The awards were for genuinely innovative products that are commercially successful, the company noted. SIAL is a food show held every two years in France.
IBC to Close Another Aging Production Facility
In the first of what is expected to be many changes by the nation’s largest wholesale-baking company, Interstate Bakeries Corp. will close its 85-year-old plant in Florence, S.C., in February and shift production to company plants in Charlotte and Rocky Mount, N.C. The closing will affect about 200 production employees.
The Florence plant produces breads and rolls sold under several IBC names, including the Wonder and Merita brands. Distribution of IBC products to food stores in throughout South Carolina will not be affected.
“Closing a bakery is a decision we never take lightly. Our employees in Florence have been solid contributors, and we are grateful for their hard work,” said Tony Alvarez, IBC’s chief executive officer. “However, IBC must continue to seek production efficiencies on a national scale. Our entire management team is committed to making IBC more nimble and competitive, and consistent with the best interest of the company and its stakeholders.”
Interstate voluntarily filed for bankruptcy under Chapter 11 of the Bankruptcy Code in September.

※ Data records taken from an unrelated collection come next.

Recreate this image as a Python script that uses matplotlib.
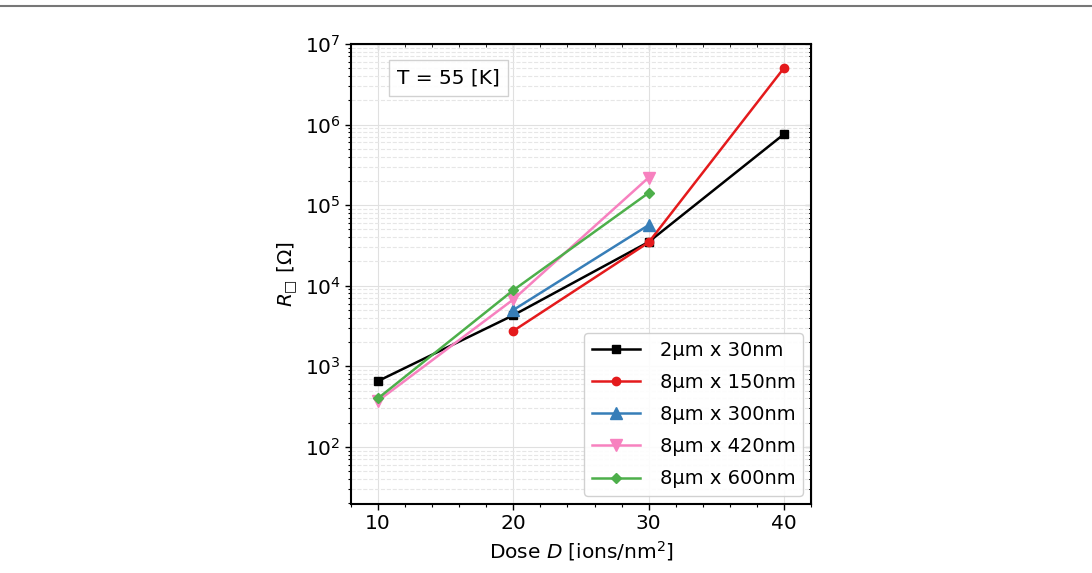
import numpy as np
import matplotlib
matplotlib.use('Agg')
from matplotlib import pyplot as plt
from matplotlib.lines import Line2D
from matplotlib.ticker import AutoMinorLocator, LogLocator, NullFormatter

plt.rcParams['font.family'] = ['DejaVu Sans']
plt.rcParams['mathtext.fontset'] = 'dejavusans'

# dose values [ions/nm^2] and sheet resistance [Ohm] per device
dose_2um_30 = [10, 20, 30, 40]
r_2um_30 = [655, 4300, 34900, 760000]

dose_8um_150 = [20, 30, 40]
r_8um_150 = [2750, 34500, 5.04e6]

dose_8um_300 = [20, 30]
r_8um_300 = [5000, 56500]

dose_8um_420 = [10, 20, 30]
r_8um_420 = [372, 6750, 220000]

dose_8um_600 = [10, 20, 30]
r_8um_600 = [400, 8800, 142000]

labels = ['2μm x 30nm', '8μm x 150nm', '8μm x 300nm', '8μm x 420nm', '8μm x 600nm']
colors = ['black', '#e41a1c', '#377eb8', '#f781bf', '#4daf4a']
markers = ['s', 'o', '^', 'v', 'D']

series = [(dose_2um_30, r_2um_30), (dose_8um_150, r_8um_150),
          (dose_8um_300, r_8um_300), (dose_8um_420, r_8um_420),
          (dose_8um_600, r_8um_600)]

fig = plt.figure(figsize=(10.92, 5.73), dpi=100)
ax = fig.add_axes([0.3214, 0.1204, 0.4213, 0.8028])

for (x, y), lab, c, m in zip(series, labels, colors, markers):
    ms = 6 if m in ('s', 'o') else (8.5 if m in ('^', 'v') else 5.5)
    ax.plot(x, y, color=c, marker=m, markersize=ms, linewidth=1.8, label=lab)

ax.set_yscale('log')
ax.set_xlim(8, 42)
ax.set_ylim(19.5, 1e7)
ax.set_xticks([10, 20, 30, 40])
ax.xaxis.set_minor_locator(AutoMinorLocator(5))
ax.yaxis.set_major_locator(LogLocator(base=10, numticks=12))
ax.yaxis.set_minor_locator(LogLocator(base=10, subs=np.arange(2, 10), numticks=12))
ax.yaxis.set_minor_formatter(NullFormatter())

ax.grid(which='major', color='#e0e0e0', linewidth=0.8)
ax.grid(which='minor', axis='y', color='#e6e6e6', linewidth=0.8, linestyle='--')
ax.set_axisbelow(True)

ax.tick_params(which='major', labelsize=14.5, length=4, width=1)
ax.tick_params(which='minor', length=2.5, width=0.8)
for s in ax.spines.values():
    s.set_linewidth(1.5)

# inward ticks on top and right
top = ax.secondary_xaxis('top')
top.set_xticks([10, 20, 30, 40])
top.xaxis.set_minor_locator(AutoMinorLocator(5))
top.tick_params(which='both', direction='in', labeltop=False)
top.tick_params(which='major', length=4)
top.tick_params(which='minor', length=2.5)
right = ax.secondary_yaxis('right')
right.tick_params(which='both', direction='in', labelright=False)
right.tick_params(which='major', length=4)
right.tick_params(which='minor', length=2.5)

ax.set_xlabel(r'Dose $D$ [ions/nm$^2$]', fontsize=14.5)
ax.set_ylabel('$R_{\u25a1}$ [$\\Omega$]', fontsize=14.5)

ax.text(0.1, 0.915, 'T = 55 [K]', transform=ax.transAxes, fontsize=14.5,
        bbox=dict(boxstyle='square,pad=0.42', facecolor='white',
                  edgecolor='#cccccc', alpha=0.9))

ax.legend(loc='lower right', fontsize=14, framealpha=0.9,
          borderaxespad=0.4, handlelength=2.5, handletextpad=1.0,
          labelspacing=0.68)

fig.add_artist(Line2D([0, 1], [0.989, 0.989], transform=fig.transFigure,
                      color='#777777', linewidth=1.5))

fig.savefig('out.png', dpi=100)
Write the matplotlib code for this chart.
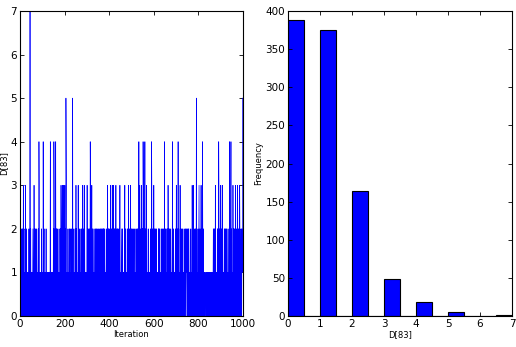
import numpy as np
import matplotlib
matplotlib.use("Agg")
import matplotlib.pyplot as plt

# trace of D[83], one digit per iteration (approximate)
trace_rows = [
    "0110101021" "1020130120" "0110230102" "1001101100" "2010171020"
    "1110100121" "0103120010" "2101020110" "0120143010" "1011001201",
    "0101420120" "1100110201" "0110010101" "1001014300" "1010110101"
    "2043101201" "4120120010" "2101101102" "1020310212" "3012013021",
    "2302015430" "1101020110" "0210120101" "1020105120" "0111010201"
    "0310201100" "1302010120" "0101201021" "1302010130" "2010110010",
    "1302101020" "0120143010" "2130120101" "0120110120" "1021012010"
    "0210101121" "0120120102" "1012021010" "2101010120" "1013021020",
    "0102101301" "2010130103" "1020120101" "3101020120" "1012010130"
    "0110121001" "2010101102" "3102010100" "1201020310" "0120103021",
    "1020101201" "0120110100" "2101020121" "0104101320" "1020131020"
    "2143012010" "4012010320" "1101020101" "0110120102" "4301201021",
    "3101201020" "1020111010" "0212010201" "1010120102" "0101201040"
    "1201020110" "0120310201" "2010102101" "0102410120" "1010101201",
    "1301020104" "0120101030" "2101201020" "1010102101" "0122101221"
    "1022012210" "0110102101" "1031020130" "2010120102" "1520101020",
    "0123010201" "1030120143" "1020101101" "1110011011" "0111101101"
    "1101110011" "1011101210" "2101203010" "1101020120" "0431020102",
    "3010201302" "1011010210" "2101201021" "0110101201" "4010124012"
    "0101031020" "1201020310" "0120103021" "1020132010" "1201021255",
]
trace = np.array([int(c) for c in "".join(trace_rows)])
iterations = np.arange(len(trace))

x_ticks_trace = [0, 200, 400, 600, 800, 1000]
y_ticks_trace = [0, 1, 2, 3, 4, 5, 6, 7]
y_ticks_hist = [0, 50, 100, 150, 200, 250, 300, 350, 400]

fig = plt.figure(figsize=(5.16, 3.47), dpi=100)
ax1 = fig.add_axes([20 / 516, 31 / 347, 223 / 516, 305 / 347])
ax2 = fig.add_axes([288 / 516, 31 / 347, 224 / 516, 305 / 347])

ax1.plot(iterations, trace, color="#0000ff", lw=0.5)
ax1.set_xlim(0, 1000)
ax1.set_ylim(0, 7)
ax1.set_xticks(x_ticks_trace)
ax1.set_yticks(y_ticks_trace)
ax1.set_xlabel("Iteration", fontsize=6, labelpad=1)
ax1.set_ylabel("D[83]", fontsize=6, labelpad=2)

ax2.hist(trace, bins=14, color="#0000ff", edgecolor="black", linewidth=0.8)
ax2.set_xlim(0, 7)
ax2.set_ylim(0, 400)
ax2.set_yticks(y_ticks_hist)
ax2.set_xlabel("D[83]", fontsize=6, labelpad=1)
ax2.set_ylabel("Frequency", fontsize=6, labelpad=2)

for ax in (ax1, ax2):
    ax.tick_params(direction="in", top=True, right=True, labelsize=7.5,
                   length=3, width=0.6, pad=2)
    for s in ax.spines.values():
        s.set_linewidth(0.8)

fig.savefig("out.png", dpi=100)
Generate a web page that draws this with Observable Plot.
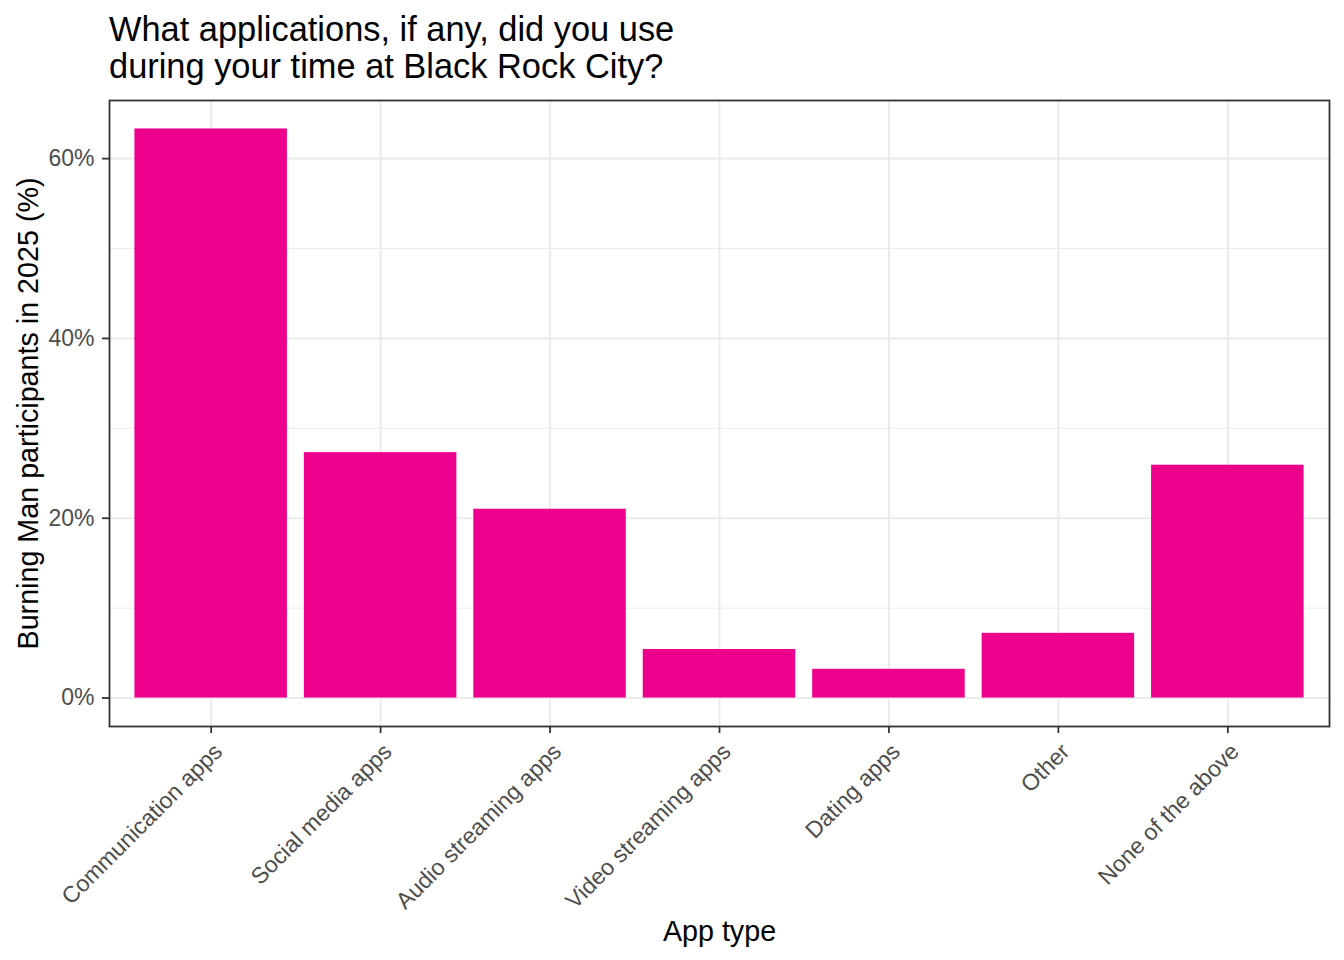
<!DOCTYPE html>
<html>
<head>
<meta charset="utf-8">
<script src="https://cdn.jsdelivr.net/npm/d3@7"></script>
<script src="https://cdn.jsdelivr.net/npm/@observablehq/plot@0.6"></script>
<style>
  html, body { margin: 0; padding: 0; background: #fff; }
  body { width: 1344px; height: 960px; overflow: hidden; font-family: "Liberation Sans", Arial, sans-serif; }
  #title { box-sizing: border-box; height: 90px; padding: 11px 0 0 109px; font-size: 34.4px; line-height: 36.6px; color: #000; }
  #chart svg { display: block; }
</style>
</head>
<body>
<div id="title">What applications, if any, did you use<br>during your time at Black Rock City?</div>
<div id="chart"></div>
<script>
const categories = ["Communication apps", "Social media apps", "Audio streaming apps", "Video streaming apps", "Dating apps", "Other", "None of the above"];
const percents = [63.3, 27.3, 21.0, 5.4, 3.2, 7.2, 25.9];
const majorTicks = [0, 20, 40, 60];
const minorTicks = [10, 30, 50];

const data = categories.map((c, i) => ({app: c, pct: percents[i]}));
const maxV = d3.max(percents);
const pad = maxV * 0.05;

const grid = "#ebebeb";
const dark = "#333333";

const chart = Plot.plot({
  width: 1344,
  height: 870,
  marginLeft: 109,
  marginRight: 15,
  marginTop: 10,
  marginBottom: 234,
  style: {fontFamily: "'Liberation Sans', Arial, sans-serif", background: "#fff"},
  x: {type: "band", domain: categories, paddingInner: 0.1, paddingOuter: 0.15, round: false},
  y: {domain: [-pad, maxV + pad]},
  marks: [
    Plot.gridY(minorTicks, {stroke: grid, strokeOpacity: 1, strokeWidth: 1}),
    Plot.gridY(majorTicks, {stroke: grid, strokeOpacity: 1, strokeWidth: 2}),
    Plot.gridX(categories, {stroke: grid, strokeOpacity: 1, strokeWidth: 2}),
    Plot.barY(data, {x: "app", y1: 0, y2: "pct", fill: "#EC008C"}),
    Plot.axisY(majorTicks, {
      tickSize: 7, tickPadding: 8, stroke: dark, strokeWidth: 1.8,
      tickFormat: d => d + "%", fontSize: 23, fill: "#4d4d4d",
      label: null
    }),
    Plot.axisY({
      ticks: [], tickSize: 0,
      label: "Burning Man participants in 2025 (%)", labelAnchor: "center", labelArrow: "none",
      labelOffset: 92, fontSize: 28.7, fill: "#000"
    }),
    Plot.axisX(categories, {
      tickSize: 7, stroke: dark, strokeWidth: 1.8,
      tickFormat: () => "", label: null
    }),
    Plot.axisX(categories, {
      tickSize: 0, tickPadding: 15,
      tickRotate: -45, textAnchor: "end", lineAnchor: "top", dx: 1,
      fontSize: 23, fill: "#4d4d4d", label: null
    }),
    Plot.axisX({
      ticks: [], tickSize: 0,
      label: "App type", labelAnchor: "center", labelArrow: "none",
      labelOffset: 214, fontSize: 28.7, fill: "#000"
    }),
    Plot.frame({stroke: dark, strokeWidth: 1.8})
  ]
});
document.getElementById("chart").appendChild(chart);
</script>
</body>
</html>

The company employs about 32,000 people and operates 53 bakeries.
ASB Encourages Bakers To Empower Themselves
The American Society of Baking is urging, “Empower Your People-Empower Yourself” at its annual technical conference, which runs from March 6-9, in Chicago.
In addition to technical papers on emerging technology, food safety and formulating for new products, the conference will host a leadership forum that will focus entirely on health and convenience.
Headlining the forum will be Bruce Peterson, vice president of perishables from Wal-Mart. Peterson will address the mass-merchandiser channel and how Wal-Mart has changed the future of retailing.
In addition, the forum will include a review of current market consumer research, discussions of market trends by two bakery “wizards” and highlights of emerging technologies that offer great potential for delivering what America wants. For example, Lallamand will present a report on “Delivering Health in Unconventional Ways—Using Probiotics and Mineral Enhanced Yeast.”